Channel Zero by Brian Wood; sorry, ‘created, written and illustrated by’
The excessive credits for Wood on the front cover should have given me a hint about what to expect. Something where the author (if that isn’t too limiting a description for Mr Wood) believes they know better, is going to tell us stupid people and we’d better listen.
As Warren Ellis writes in the introduction, Monoculture is a depressingly awful state of affairs, with everyone suffering the same cultural pap, and makes for a good starting point for a story. However, this isn’t really a story, it’s Wood railing against it in a comic book. There is nothing wrong with that; it is a good thing. But I wanted to be entertained during a diatribe, not feel that I’m reading an exercise in design. It is not a guide to or an example of the central idea – it is just Wood musing about it, using his stunning designs.
Wood does have a gift for placing strong images on a page – from the ‘Photocopy this page’ collection of images for stickers/flyers/t-shirts, to the stark, black and white artwork that is laid out like an artist’s portfolio. The visual aesthetic is raw and real, snapshots of life captured and spat on the page, with little info-bursts in the corner or in the gutter between panels. Personally, I don’t like the way he draws people, but he knows anatomy and how to place the camera.
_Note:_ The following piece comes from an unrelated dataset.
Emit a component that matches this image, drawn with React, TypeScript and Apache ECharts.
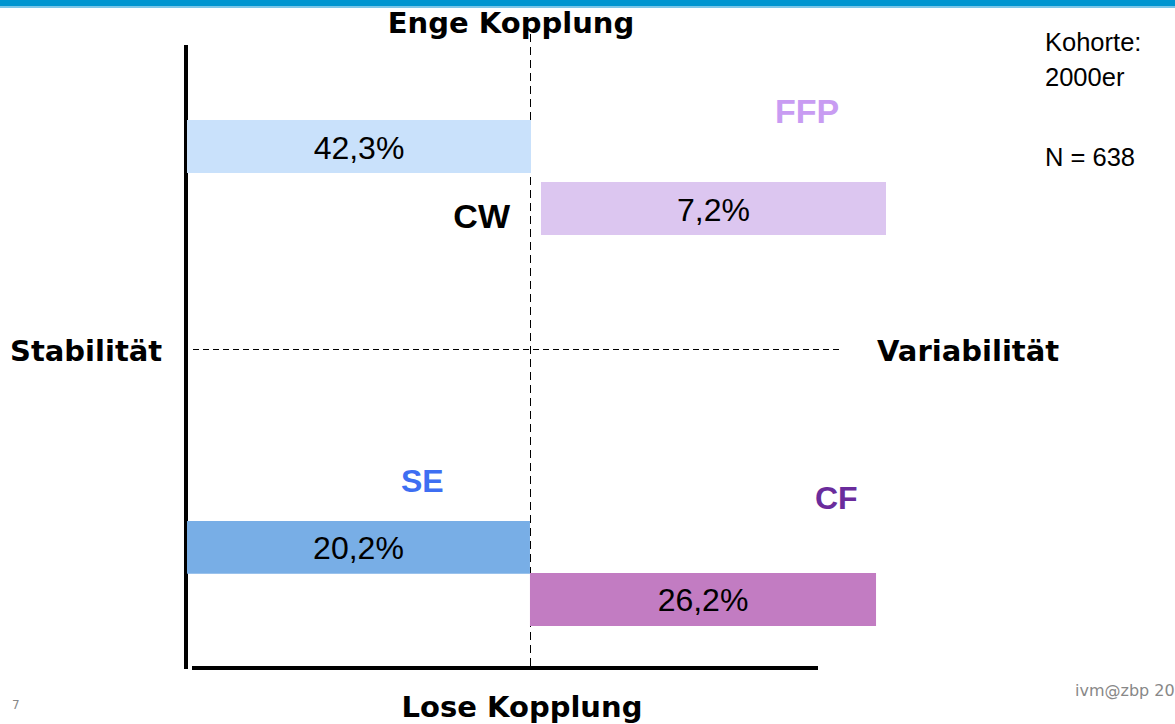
import React, { useEffect, useRef } from "react";
import * as echarts from "echarts";

// ---- data ----
const quadrants = ["CW", "FFP", "SE", "CF"];
const shares = [42.3, 7.2, 20.2, 26.2];
// 0 = Stabilität, 1 = Variabilität
const sideIdx = [0, 1, 0, 1];
// 0 = Enge Kopplung, 1 = Lose Kopplung
const couplingIdx = [0, 0, 1, 1];
const sideLabels = ["Stabilität", "Variabilität"];
const couplingLabels = ["Enge Kopplung", "Lose Kopplung"];
const cohortLines = ["Kohorte:", "2000er", "N = 638"];

// ---- style / layout (not data) ----
const barColors = ["#c9e1fb", "#dcc6f0", "#78aee6", "#c27cc2"];
const labelColors = ["#000000", "#c89cf2", "#3e6ef2", "#6a2c9c"];
const cohortY = [42, 77, 157];
// bar extent inside its quadrant: [x0, x1, yTop, yBottom] as fractions
const barLayout = [
  [0.0, 1.0, 0.27, 0.438],
  [0.029, 1.032, 0.467, 0.635],
  [0.0, 0.997, 0.543, 0.71],
  [-0.003, 1.003, 0.708, 0.876],
];

const fmt = (v: number) => v.toFixed(1).replace(".", ",") + "%";

export default function App() {
  const ref = useRef<HTMLDivElement>(null);
  useEffect(() => {
    if (!ref.current) return;
    const chart = echarts.init(ref.current, null, { renderer: "svg" });
    const data = quadrants.map((q, i) => [sideIdx[i], couplingIdx[i], shares[i], i]);
    const bold = "DejaVu Sans";
    const arial = "Liberation Sans";
    chart.setOption({
      animation: false,
      backgroundColor: "#ffffff",
      grid: { left: 187, top: 35, width: 688, height: 630 },
      xAxis: { type: "value", min: 0, max: 2, show: false },
      yAxis: { type: "value", min: 0, max: 2, show: false },
      series: [
        {
          type: "custom",
          data,
          renderItem: (params: any, api: any) => {
            const col = api.value(0);
            const row = api.value(1);
            const val = api.value(2);
            const i = api.value(3);
            const L = barLayout[i];
            const p0 = api.coord([col + L[0], 2 - row - L[2]]);
            const p1 = api.coord([col + L[1], 2 - row - L[3]]);
            const x = p0[0];
            const y = p0[1];
            const w = p1[0] - p0[0];
            const h = p1[1] - p0[1];
            return {
              type: "group",
              children: [
                {
                  type: "rect",
                  shape: { x, y, width: w, height: h },
                  style: { fill: barColors[i] },
                },
                {
                  type: "text",
                  style: {
                    text: fmt(val),
                    x: x + w / 2,
                    y: y + h / 2 + 1,
                    align: "center",
                    verticalAlign: "middle",
                    fontFamily: arial,
                    fontSize: 32,
                    fill: "#000",
                  },
                },
              ],
            };
          },
        },
      ],
      graphic: [
        { type: "rect", shape: { x: 0, y: 0, width: 1175, height: 6 }, style: { fill: "#0095d0" } },
        { type: "rect", shape: { x: 0, y: 6, width: 1175, height: 2 }, style: { fill: "#7cc6e8" } },
        // frame
        { type: "line", shape: { x1: 186, y1: 45, x2: 186, y2: 669 }, style: { stroke: "#000", lineWidth: 4 } },
        { type: "line", shape: { x1: 192, y1: 668, x2: 818, y2: 668 }, style: { stroke: "#000", lineWidth: 4 } },
        // dashed cross
        { type: "line", shape: { x1: 530.5, y1: 34, x2: 530.5, y2: 670 }, style: { stroke: "#000", lineWidth: 1, lineDash: [8, 5] } },
        { type: "line", shape: { x1: 193, y1: 349.5, x2: 842, y2: 349.5 }, style: { stroke: "#000", lineWidth: 1, lineDash: [6, 4] } },
        // axis titles
        { type: "text", style: { text: couplingLabels[0], x: 511, y: 23, align: "center", verticalAlign: "middle", fontFamily: bold, fontWeight: "bold", fontSize: 29, fill: "#000" } },
        { type: "text", style: { text: couplingLabels[1], x: 522, y: 707, align: "center", verticalAlign: "middle", fontFamily: bold, fontWeight: "bold", fontSize: 29, fill: "#000" } },
        { type: "text", style: { text: sideLabels[0], x: 10, y: 351, align: "left", verticalAlign: "middle", fontFamily: bold, fontWeight: "bold", fontSize: 29, fill: "#000" } },
        { type: "text", style: { text: sideLabels[1], x: 877, y: 351, align: "left", verticalAlign: "middle", fontFamily: bold, fontWeight: "bold", fontSize: 29, fill: "#000" } },
        // quadrant labels
        { type: "text", style: { text: quadrants[0], x: 510, y: 216, align: "right", verticalAlign: "middle", fontFamily: arial, fontWeight: "bold", fontSize: 34, fill: labelColors[0] } },
        { type: "text", style: { text: quadrants[1], x: 775, y: 111, align: "left", verticalAlign: "middle", fontFamily: arial, fontWeight: "bold", fontSize: 34, fill: labelColors[1] } },
        { type: "text", style: { text: quadrants[2], x: 401, y: 481, align: "left", verticalAlign: "middle", fontFamily: arial, fontWeight: "bold", fontSize: 32, fill: labelColors[2] } },
        { type: "text", style: { text: quadrants[3], x: 815, y: 498, align: "left", verticalAlign: "middle", fontFamily: arial, fontWeight: "bold", fontSize: 32, fill: labelColors[3] } },
        // cohort info
        ...cohortLines.map((t, k) => ({
          type: "text",
          style: { text: t, x: 1045, y: cohortY[k], align: "left", verticalAlign: "middle", fontFamily: arial, fontSize: 25.5, fill: "#000" },
        })),
        // footer
        { type: "text", style: { text: "7", x: 12, y: 705, align: "left", verticalAlign: "middle", fontFamily: bold, fontSize: 12, fill: "#888" } },
        { type: "text", style: { text: "ivm@zbp 20", x: 1075, y: 690, align: "left", verticalAlign: "middle", fontFamily: bold, fontSize: 16, fill: "#888" } },
      ],
    });
    return () => chart.dispose();
  }, []);
  return (
    <div
      ref={ref}
      style={{ position: "fixed", left: 0, top: 0, width: 1175, height: 724 }}
    />
  );
}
Regarding the story: the Clean Act has been introduced, silencing freedom of speech, and TV is controlled. Jennie 2.5 is a hacker who puts out illegal broadcasts on network channels. She then gets caught, followed by an interlude where a cleaner (a police force assassin) is on assignment – there is nice misdirection as to who is who in this interlude – followed by Jennie being sent into exile, and then returning to New York because she likes dim sum. And that’s about it, really.
I didn’t have a satisfactory reading experience. I can appreciate the imagery and creativity involved in putting together the comic, but I didn’t feel a connection to the protagonist, even if I can understand what Wood is discussing in the book. I read to be entertained, and will take education as a side dish; I don’t order a steak for the accompanying salad, to use a silly expression. I’ll still eat the salad, but the steak has to be good. The book didn’t speak to me, or change my world view, so I can only assume that I’m not using my mind as a weapon, as the book tells me to do. But at least I remember the Public Enemy song of the same name; does that make me hip enough to be part of the gang?